D. Plaintiffs are entitled to judgment in their favor on Ms. Kopp's counterclaim for conversion.

In Arizona, "[c]onversion is an intentional exercise of dominion or control over a chattel which so seriously interferes with the right of another to control it that the actor may justly be required to pay the other the full value of the chattel." Strawberry Water Co. v. Paulsen, 220 Ariz. 401, 406, 207 P.3d 654, 659 (Ariz. Ct. App. 2008) (citation, internal quotation marks, and alteration omitted). "To maintain an action for conversion, a plaintiff must have had the right to immediate possession of the personal property at the time of the alleged conversion." Case Corp. Gehrke, 208 Ariz. 140, 143, 91 P.3d 362, 165 (Ariz. Ct. App. 2004).

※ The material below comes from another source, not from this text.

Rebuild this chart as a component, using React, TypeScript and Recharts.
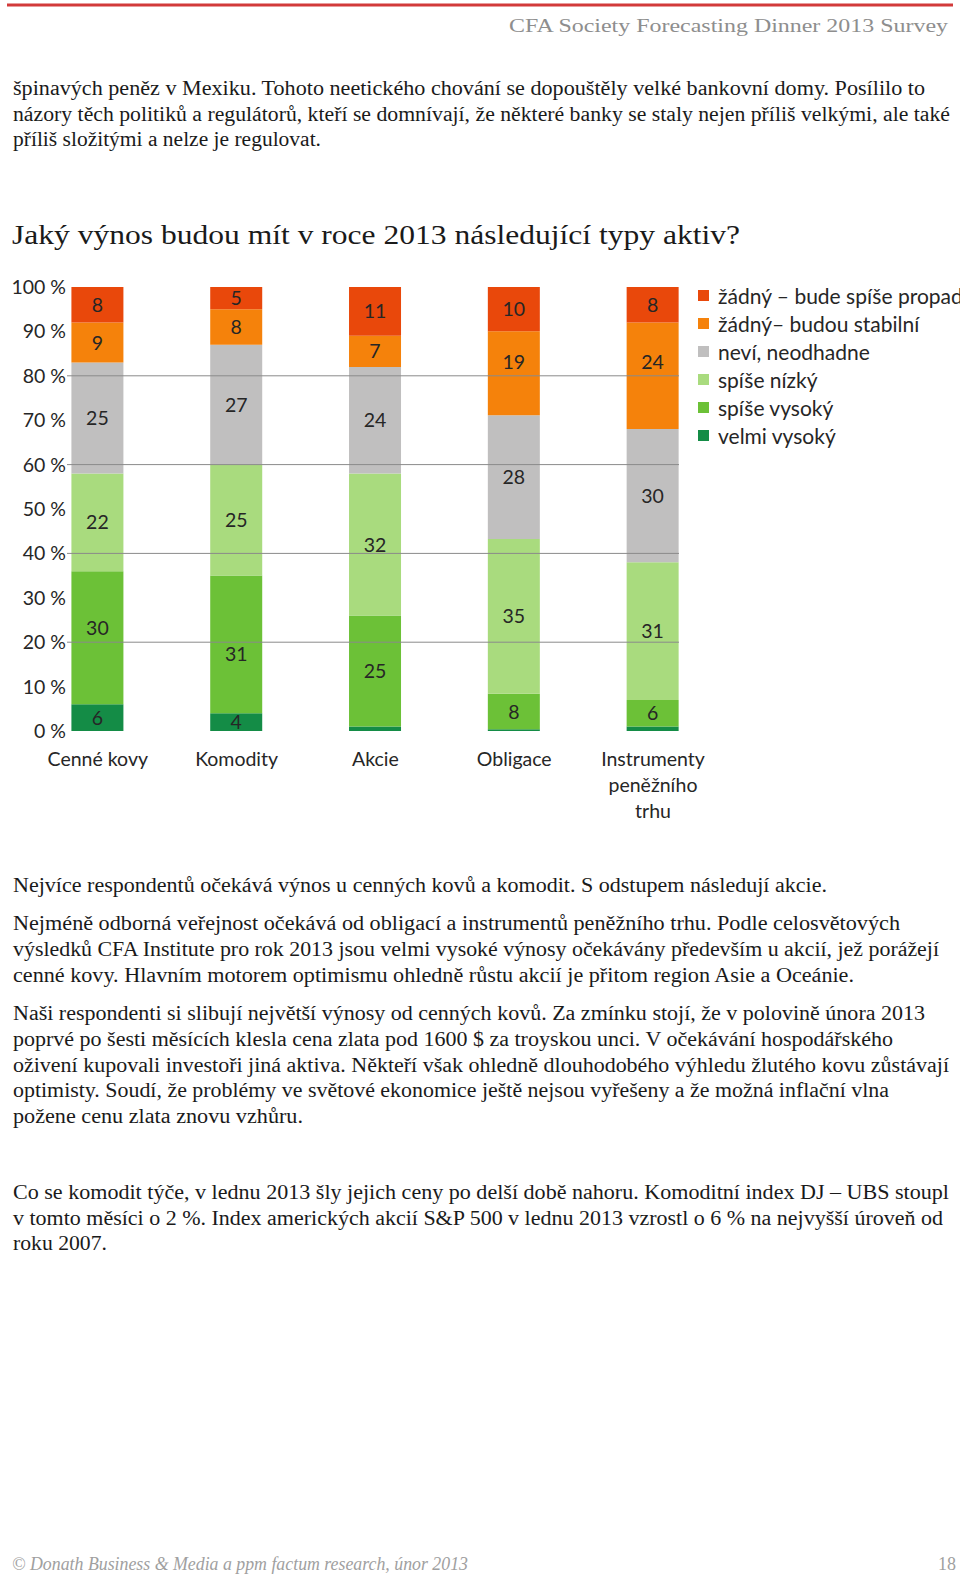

Here, Ms. Kopp's counterclaim alleges that Plaintiffs took various property belonging to her. (Doc. 25 at 14-15.) She also alleges that Plaintiffs "commandeered" her 1997 Toyota Camry. However, by failing to respond to the RFAs Ms. Kopp has admitted that she did not own the Camry and that Plaintiffs did not unlawfully take any other property from her. (Doc. 55-3 at 16-17.) She additionally admits that she filed a police report against Plaintiffs regarding the Camry because they filed this action against her. (Id. at 15.) Ms. Kopp's counterclaim therefore fails as a matter of law and Plaintiffs are entitled to judgment in their favor.

E. Plaintiffs are entitled to treble damages, interest, attorneys' fees, and costs.

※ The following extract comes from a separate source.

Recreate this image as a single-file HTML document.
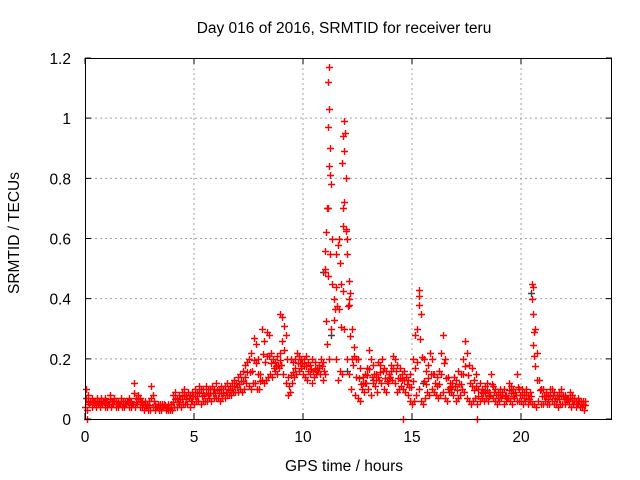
<!DOCTYPE html>
<html><head><meta charset="utf-8"><style>
html,body{margin:0;padding:0;background:#fff;}
svg{display:block;font-family:"Liberation Sans",sans-serif;}
</style></head><body>
<svg id="chart" width="640" height="480" viewBox="0 0 640 480">
<text x="344" y="33" text-anchor="middle" font-size="15.5" fill="#000">Day 016 of 2016, SRMTID for receiver teru</text>
<text x="344" y="471" text-anchor="middle" font-size="15.5" fill="#000">GPS time / hours</text>
<text transform="translate(19,233) rotate(-90)" text-anchor="middle" font-size="15.5" fill="#000">SRMTID / TECUs</text>
<g id="grid"></g><g id="marks"></g><g id="axes"></g>
</svg>
<script>
const xTicks=[0,5,10,15,20];
const yTicks=[0,0.2,0.4,0.6,0.8,1,1.2];
const yTickLabels=["0","0.2","0.4","0.6","0.8","1","1.2"];
const tStart=0, tStep=0.1;
const seriesA=[0.04,0.03,0.05,0.04,0.05,0.04,0.05,0.04,0.05,0.04,0.04,0.05,0.04,0.05,0.04,0.04,0.05,0.04,0.04,0.05,0.04,0.04,0.05,0.04,0.05,0.04,0.04,0.03,0.04,0.03,0.03,0.04,0.03,0.04,0.03,0.03,0.04,0.03,0.03,0.03,
0.03,0.04,0.04,0.05,0.04,0.05,0.05,0.05,0.04,0.06,0.05,0.06,0.06,0.05,0.06,0.06,0.06,0.07,0.06,0.07,0.07,0.07,0.06,0.07,0.07,0.08,0.08,0.08,0.09,0.09,
0.09,0.1,0.09,0.1,0.12,0.11,0.1,0.12,0.12,0.1,0.1,0.13,0.12,0.13,0.14,0.15,0.14,0.16,0.15,0.17,
0.18,0.15,0.12,0.08,0.09,0.12,0.14,0.15,0.16,0.17,0.15,0.14,0.13,0.15,0.12,0.14,0.15,0.16,0.15,0.13,
0.15,0.25,0.2,0.3,0.33,0.2,0.13,0.16,0.15,0.3,0.2,0.15,0.1,0.18,0.08,
0.07,0.06,0.1,0.09,0.12,0.1,0.08,0.12,0.11,0.09,0.13,0.12,0.1,0.09,0.12,0.14,0.13,0.12,0.09,0.1,0.11,0.1,0.09,0.08,0.06,
0.05,0.06,0.08,0.1,0.06,0.05,0.07,0.09,0.08,0.1,0.09,0.08,0.07,0.08,0.09,0.07,0.06,0.09,0.1,0.08,0.06,0.07,0.08,0.1,0.09,0.07,0.06,0.05,0.06,0.07,
0.05,0.06,0.07,0.06,0.07,0.06,0.08,0.07,0.06,0.05,0.06,0.07,0.05,0.06,0.07,0.06,0.05,0.07,0.06,0.06,0.06,0.05,0.06,0.05,0.06,0.05,0.05,0.04,0.06,0.05,0.05,0.06,0.05,0.05,0.06,0.05,0.05,0.04,0.05,0.05,0.05,0.06,0.05,0.04,0.05,0.04,0.05,0.04,0.04,0.03];
const seriesB=[0.1,0.08,0.06,0.07,0.06,0.07,0.06,0.07,0.06,0.07,0.06,0.08,0.06,0.07,0.06,0.06,0.07,0.06,0.06,0.06,0.07,0.06,0.12,0.07,0.08,0.07,0.06,0.06,0.05,0.06,0.11,0.08,0.05,0.05,0.05,0.05,0.05,0.04,0.05,0.05,
0.08,0.09,0.07,0.08,0.09,0.1,0.08,0.09,0.08,0.09,0.1,0.09,0.11,0.1,0.1,0.11,0.1,0.1,0.11,0.1,0.12,0.1,0.11,0.1,0.11,0.12,0.11,0.12,0.13,0.12,
0.14,0.15,0.16,0.18,0.19,0.2,0.22,0.27,0.25,0.2,0.15,0.3,0.26,0.29,0.28,0.22,0.2,0.19,0.21,0.22,
0.34,0.31,0.28,0.14,0.2,0.19,0.2,0.22,0.21,0.2,0.2,0.21,0.19,0.18,0.2,0.19,0.17,0.18,0.2,0.19,
0.5,0.7,0.9,0.6,0.4,0.55,0.6,0.45,0.7,0.95,0.55,0.4,0.3,0.24,0.2,
0.2,0.17,0.14,0.15,0.17,0.23,0.2,0.18,0.15,0.19,0.18,0.2,0.17,0.16,0.15,0.18,0.21,0.2,0.18,0.17,0.15,0.16,0.14,0.13,0.15,
0.2,0.28,0.3,0.43,0.35,0.2,0.16,0.18,0.22,0.2,0.15,0.14,0.16,0.22,0.28,0.2,0.14,0.12,0.12,0.14,0.13,0.16,0.15,0.2,0.26,0.22,0.18,0.17,0.13,0.15,
0.1,0.12,0.1,0.11,0.12,0.09,0.15,0.11,0.1,0.09,0.1,0.09,0.1,0.08,0.12,0.11,0.1,0.09,0.15,0.1,0.1,0.09,0.1,0.08,0.09,0.44,0.3,0.22,0.13,0.1,0.1,0.09,0.08,0.1,0.1,0.09,0.08,0.09,0.1,0.08,0.08,0.07,0.09,0.08,0.07,0.06,0.07,0.06,0.06,0.06];
const spikeT=[11.2,11.15,11.2,11.15,11.2,11.25,11.3,11.1,11.05,11.0,11.0,11.9,11.85,11.9,11.8,11.95,11.9,11.85,11.95,12.0,12.1,12.15,12.1,11.6,11.7,11.5,15.3,15.3,20.5,20.5,20.55,20.6,20.6,8.95,0.1,14.6,18.0];
const spikeV=[1.17,1.12,1.03,0.97,0.84,0.81,0.78,0.7,0.62,0.56,0.49,0.99,0.94,0.89,0.85,0.8,0.72,0.64,0.63,0.6,0.46,0.42,0.38,0.58,0.52,0.44,0.41,0.38,0.45,0.4,0.35,0.29,0.21,0.35,0.0,0.0,0.0];
const grayT=[10.9,11.3,12.0,15.5,20.45,9.0,16.8,13.2];
const grayV=[0.49,0.28,0.16,0.12,0.42,0.18,0.09,0.13];

const L=85,R=612,T=58,B=419,XMAX=(R-L)/21.8,YMAX=1.2;
const xs=v=>L+v/XMAX*(R-L);
const ys=v=>B-v/YMAX*(B-T);
const NS="http://www.w3.org/2000/svg";
function mk(tag,attrs,parent){const e=document.createElementNS(NS,tag);for(const k in attrs)e.setAttribute(k,attrs[k]);parent.appendChild(e);return e;}
const grid=document.getElementById('grid'),marks=document.getElementById('marks'),axes=document.getElementById('axes');
xTicks.forEach((t,i)=>{
 if(t>0){const g=mk('line',{x1:xs(t),x2:xs(t),y1:T,y2:B,stroke:'#a0a0a0','stroke-dasharray':'2,3','stroke-width':1},grid);
 
 }
 const tk=mk('path',{d:`M${xs(t)},${B}v-6M${xs(t)},${T}v6`,stroke:'#000','stroke-width':1,fill:'none'},axes);
 
 
 const lb=mk('text',{x:xs(t),y:B+23,'text-anchor':'middle','font-size':15.5},axes);lb.textContent=String(t);
 
 
});
yTicks.forEach((v,i)=>{
 if(v>0&&v<YMAX){const g=mk('line',{x1:L,x2:R,y1:ys(v),y2:ys(v),stroke:'#a0a0a0','stroke-dasharray':'2,3','stroke-width':1},grid);
 
 }
 const tk=mk('path',{d:`M${L},${ys(v)}h6M${R},${ys(v)}h-6`,stroke:'#000','stroke-width':1,fill:'none'},axes);
 
 
 const lb=mk('text',{x:L-14,y:ys(v)+6,'text-anchor':'end','font-size':15.5},axes);lb.textContent=yTickLabels[i];
 
 
});
const frame=mk('rect',{x:L+0.5,y:T+0.5,width:R-L-1,height:B-T,fill:'none',stroke:'#000','stroke-width':1},axes);


function plus(t,v,color,name){
 const x=Math.round(xs(t))+0.5,y=Math.round(ys(v))+0.5;
 const p=mk('path',{d:`M${x-3.5},${y}h7M${x},${y-3.5}v7`,stroke:color,'stroke-width':1.4,fill:'none'},marks);
 
 
}
grayT.forEach((t,i)=>plus(t,grayV[i],'#404040','gray-point'));
seriesA.forEach((v,i)=>{const t=tStart+i*tStep;plus(t,v,'#ff0000','srmtid-point');plus(t+0.05,(v+seriesB[i])/2,'#ff0000','srmtid-point');});
seriesB.forEach((v,i)=>{const t=tStart+i*tStep;plus(t+0.03,v,'#ff0000','srmtid-point');});
spikeT.forEach((t,i)=>plus(t,spikeV[i],'#ff0000','srmtid-spike-point'));
</script>
</body></html>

Under the Arizona Wage Statute, "if an employer, . . . fails to pay wages due any employee, the employee may recover in a civil action against an employer or former employer an amount that is treble the amount of the unpaid wages." Ariz. Rev. Stat. § 23-355(A). The Arizona minimum wage for the applicable period was $10.50. See Ariz. Rev. Stat. § 23-363(A)(2). Ms. Kopp admits that each Plaintiff worked 219 hours for which she never paid the wages due to them. Under the Arizona statute, then, each Plaintiff is entitled to recover $6,898.50.

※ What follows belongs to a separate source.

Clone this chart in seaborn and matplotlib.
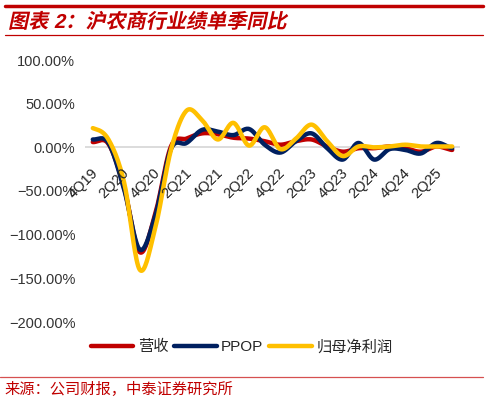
import numpy as np
import pandas as pd
import matplotlib
matplotlib.use('Agg')
import matplotlib.pyplot as plt
from matplotlib.lines import Line2D
from matplotlib.ticker import FuncFormatter
from matplotlib.patheffects import AbstractPathEffect
from matplotlib.transforms import Affine2D
import seaborn as sns

# single-quarter yoy growth, %
quarters = ['4Q19', '1Q20', '2Q20', '3Q20', '4Q20', '1Q21', '2Q21', '3Q21',
            '4Q21', '1Q22', '2Q22', '3Q22', '4Q22', '1Q23', '2Q23', '3Q23',
            '4Q23', '1Q24', '2Q24', '3Q24', '4Q24', '1Q25', '2Q25', '3Q25']
revenue = [6, 4, -46, -120, -76, 1, 10, 16, 15, 11, 10, 7, 3, 7, 9, 1,
           -5, -1, -1, 1, -1, -5, 1, -3]
ppop = [9, 5, -48, -117, -78, -2, 5, 20, 18, 14, 21, 3, -6, 7, 16, -1,
        -14, 5, -14, -2, -3, -7, 5, -1]
net_profit = [22, 9, -40, -140, -92, -3, 42, 31, 9, 28, 2, 23, -2, 10, 26, 7,
              -10, 1, 0, 1, 3, 1, 1, 1]

series_names = ['营收', 'PPOP', '归母净利润']
colors = ['#c00000', '#002060', '#ffc000']
tick_labels = quarters[::2]

RED = '#c00000'
W, H = 488, 400


def smooth(y, n=20):
    """Excel-like smoothed line (uniform Catmull-Rom through the points)."""
    y = np.asarray(y, dtype=float)
    p = np.concatenate([[y[0]], y, [y[-1]]])
    t = np.linspace(0, 1, n, endpoint=False)
    xs, ys = [], []
    for i in range(len(y) - 1):
        p0, p1, p2, p3 = p[i], p[i + 1], p[i + 2], p[i + 3]
        seg = 0.5 * (2 * p1 + (-p0 + p2) * t + (2 * p0 - 5 * p1 + 4 * p2 - p3) * t ** 2
                     + (-p0 + 3 * p1 - 3 * p2 + p3) * t ** 3)
        xs.append(i + t)
        ys.append(seg)
    xs.append([len(y) - 1])
    ys.append([y[-1]])
    return np.concatenate(xs), np.concatenate(ys)


class Slant(AbstractPathEffect):
    # fake italic for the CJK title: shear glyphs around the baseline
    def __init__(self, y0, deg=12):
        super().__init__()
        self.y0 = y0
        self.deg = deg

    def draw_path(self, renderer, gc, tpath, affine, rgbFace=None):
        sh = Affine2D().translate(0, -self.y0).skew_deg(self.deg, 0).translate(0, self.y0)
        renderer.draw_path(gc, tpath, affine + sh, rgbFace)


sns.set_style('white')
plt.rcParams['font.family'] = ['Liberation Sans', 'Noto Sans CJK SC']
plt.rcParams['axes.unicode_minus'] = True

fig = plt.figure(figsize=(W / 100, H / 100), dpi=100)
ax = fig.add_axes([85 / W, 1 - 322 / H, 375 / W, 262 / H])

ax.axhline(0, color='#d9d9d9', lw=1.3, zorder=0)

for name, vals, c in zip(series_names, [revenue, ppop, net_profit], colors):
    sx, sy = smooth(vals)
    df = pd.DataFrame({'q': sx, 'v': sy})
    sns.lineplot(data=df, x='q', y='v', sort=False, estimator=None, color=c,
                 lw=3.2, ax=ax, label=name, solid_capstyle='round')

ax.set_xlim(-0.5, len(quarters) - 0.5)
ax.set_ylim(-200, 100)
ax.set_yticks(np.arange(-200, 101, 50))
ax.yaxis.set_major_formatter(FuncFormatter(lambda v, _: f'{v:.2f}%'.replace('-', '\u2212')))
ax.tick_params(axis='y', length=0, pad=7, labelsize=10.5, labelcolor='#333333')
ax.set_xticks([])
ax.set_xlabel('')
ax.set_ylabel('')
for s in ax.spines.values():
    s.set_visible(False)

# category labels sit just under the zero line
for i, lab in enumerate(quarters):
    if lab in tick_labels:
        ax.annotate(lab, xy=(i, 0), xytext=(-1.5, -13), textcoords='offset points',
                    rotation=45, rotation_mode='anchor', ha='right', va='top',
                    fontsize=10.5, color='#222222')

ax.get_legend().remove()
handles = [Line2D([], [], color=c, lw=3.2) for c in colors]
fig.legend(handles, series_names, loc='center', bbox_to_anchor=(0.495, 0.1325),
           ncol=3, frameon=False, fontsize=11, handlelength=2.8,
           handletextpad=0.3, columnspacing=0.35)

# header and footer
fig.add_artist(Line2D([5 / W, 483 / W], [1 - 6 / H] * 2, color=RED, lw=2.5))
title_base = H - 28
fig.text(8 / W, title_base / H, '图表 2：沪农商行业绩单季同比', color=RED,
         fontsize=14.5, fontweight='bold', va='baseline', ha='left',
         path_effects=[Slant(title_base)])
fig.add_artist(Line2D([5 / W, 483 / W], [1 - 35 / H] * 2, color=RED, lw=0.9))
fig.add_artist(Line2D([0, 483 / W], [1 - 377 / H] * 2, color='#d65050', lw=0.9))
fig.text(4 / W, 1 - 389 / H, '来源：公司财报，中泰证券研究所', color=RED,
         fontsize=11, va='center', ha='left')

fig.savefig('out.png', dpi=100)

Additionally, 29 U.S.C. § 216 provides that courts presiding over FLSA actions "shall, in addition to any judgment awarded to the plaintiff or plaintiffs, allow a reasonable attorney's fee to be paid by the defendant, and costs of the action." 29 U.S.C. § 216(b). The award of attorneys' fees under § 216 is mandatory, but "the amount awarded is within the discretion of the court. Orozco v. Borenstein, No. CV-11-02305-PHX-FJM, 2013 WL 4543836, at *2 (D. Ariz. Aug. 28, 2013) (citing Houser v. Matson, 447 F.2d 860, 863 (9th Cir. 1971)). In addition to fees and costs, Plaintiffs are also entitled to interest under Ariz. Rev. Stat. § 23-364(g) ("Any employer who fails to pay the wages or earned paid sick time required under this article shall be required to pay the employee the balance of the wages or earned paid sick time owed, including interest thereon.") (emphasis added).

In sum, as the prevailing plaintiff under the FLSA and Arizona law, Plaintiffs are entitled to not only the damages stated above, but attorneys' fees, costs, and interest in an amount to be determined upon a motion by Plaintiffs under L.R. Civ. 54.2.

IT IS THEREFORE ORDERED that the Motion for Summary Judgment of Plaintiffs Michael Vail and Sarah Gulley (Doc. 54) is GRANTED.

IT IS FURTHER ORDERED directing the Clerk of Court to terminate this action against Defendant Debera L. Kopp and enter judgment accordingly.

FootNotes


1. Defendant has requested a hearing. The request is denied. The parties have thoroughly discussed the law and the evidence, and oral argument will not aid the Court's decision. See Lake at Las Vegas Investors Group, Inc. v. Pac. Malibu Dev., 933 F.2d 724, 729 (9th Cir. 1991).